- Directed by: Dwarki
- Produced by: Sa Ra Govindu
- Starring: Mayur Patel; Chaitra Hallikeri;
- Cinematography: Sundarnath Suvarna
- Edited by: Nagendra Urs
- Music by: Mahesh
- Release date: 12 May 2005;
- Country: India
- Language: Kannada

= Gunna (film) =

Gunna is a 2005 Indian Kannada-language romantic action drama film directed by Dwarki featuring Mayur Patel and Chaitra Hallikeri in the lead roles. The film features background score and soundtrack composed by Mahesh. The film was released on 12 May 2005.

==Cast==
- Mayur Patel as Shambhu
- Chaitra Hallikeri
- Rangayana Raghu as Sharma
- Bhavya
- Ramesh Bhat
- Tulasi
- Petrol Prasanna
- Ponnambalam
- Coffee Raghavendra
- Sudeep (guest appearance)

==Soundtrack==
Soundtrack was composed by Mahesh.

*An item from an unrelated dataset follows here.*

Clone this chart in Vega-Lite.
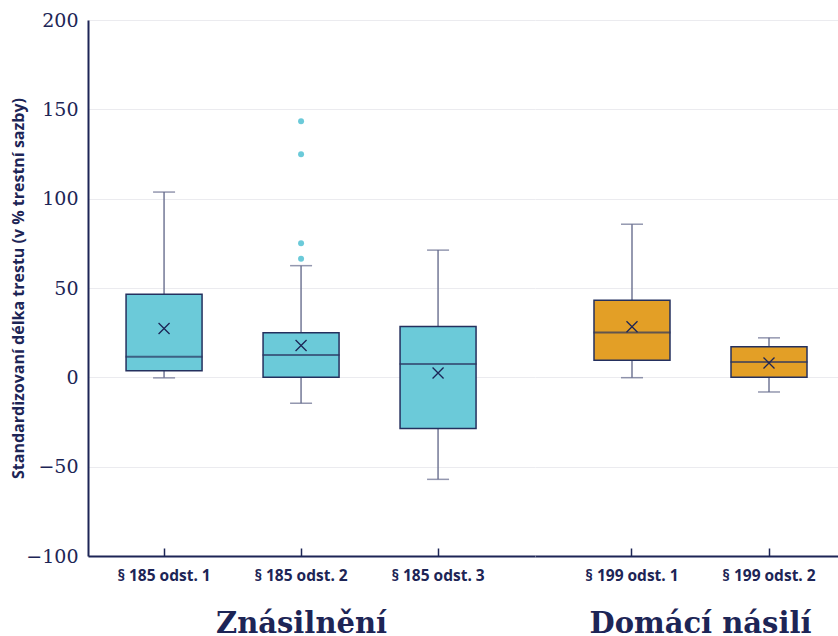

The audio was launched on 21 February 2005 at Malleswaram Club.

| No. | Title | Singer(s) | Length |
|---|---|---|---|
| 1. | "Kicha Haadabeku" | Badri |  |
| 2. | "Hudugaa" | Chetan, Anuradha Sriram |  |
| 3. | "Run" | Dwarki, Chaitra H. G. |  |
| 4. | "Jana Gana Mana" | Rajesh |  |
| 5. | "O My Love" | Rajesh, K. S. Chithra |  |
| 6. | "Suryanannu" | Hemanth, Chaitra H. G. |  |
| 7. | "Tuntanu Yaaro" | Hemanth, Malathi |  |

== Reception ==
R. G. Vijayasarathy rated the film two-and-a-half out of five stars and wrote that "Gunna could have been a better film if the director Dwarki had taken strains to work hard on the script." A critic from Rediff.com wrote that "Dwarki could have made the script more racy. He has lost a good opportunity to make Gunna enjoyable." A critic from Viggy wrote that "Gunna is a routine fare and has nothing special to offer!"